You’ve really got straight to business since your arrival to the UK in 2018. Would you say that you feel at home here?

100%. Being here three years now, I feel I’m a bit of a Londoner, you know? Also, I’d say I’ve always been independent by nature, doing most things on my own. So, in a way, my move here has felt pretty natural to me.

Can you talk a little bit about your process in transitioning to West Ham & now Everton? What has helped you feel grounded and clear-headed while being away from home in Switzerland?

I had such a good time at West Ham. At one point though, I just felt like I was standing still – like I wasn’t able to grow in my football and in life. You know, sometimes you just need a change.

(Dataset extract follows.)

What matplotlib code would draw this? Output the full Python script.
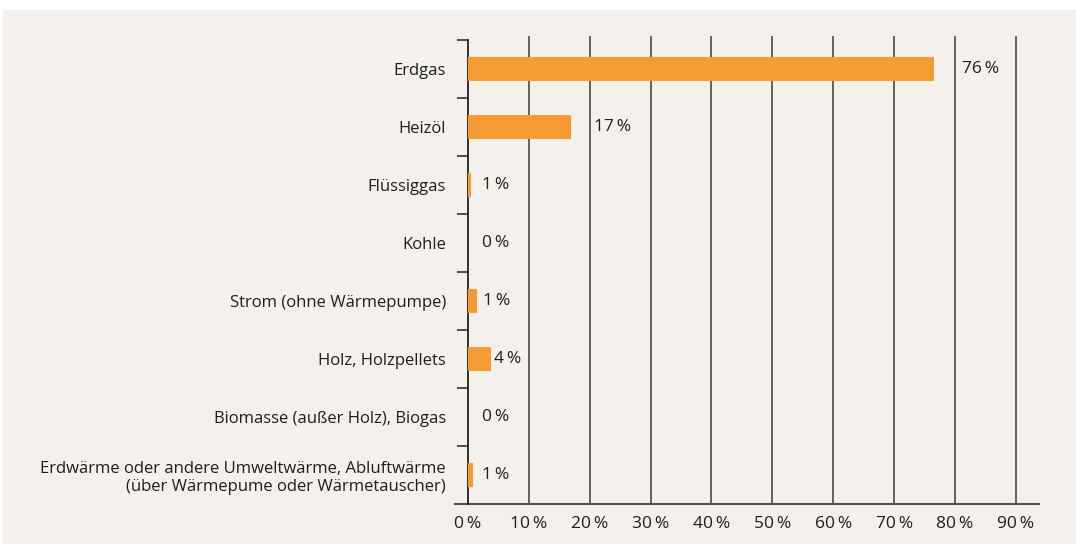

For us international players, the transition can be so much harder because we can’t just decide to get up and go home to our family and say, “Oh, I’m not feeling good today – make me a cup of tea”. But all the players have been so welcoming, so I have no complaints. And sure, on days I feel lonely or like I need someone, but that’s life and you’ve just got to go with it. I have to say though, the Northerners being as friendly as they are ­– they’ve definitely made the transition easier! 

Do you believe home is a place or a feeling?

I think it’s a feeling. When I think about the idea of ‘home’, what really comes forward is just the feeling of love I have for my family.

Fans today know you for your striking talents. What is another passion you hold close to you that we may be surprised to hear about?

I’ve recently taken up playing golf actually! I’m really not that good at the moment, but hopefully, I can work on my technique, there’s always room for improvement!

What is your biggest guilty pleasure?

The first thing that comes to mind is Netflix, I’ve basically watched everything. Especially the horror movies! My mum and I used to watch them together when I was younger, so I even like to watch them on my own now. They don’t scare me! 

Do you have a favourite Tiktok account?

That’s tough, I really can’t pick just one. I do have certain videos that I prefer watching though, mainly one’s that make me laugh, and especially pranks. 

How does it feel to be trailblazing a path for the next generation of women’s football and being a role model for young women today?

It’s really amazing. That’s what I had when I was sixteen/seventeen. I had all my role models like Lara Dickenmann or Ramona Bachmann from Switzerland that I was mesmerised by and really looked up to. And now to be in their place, as a player who can inspire and teach young girls too, it’s a feeling that has no words.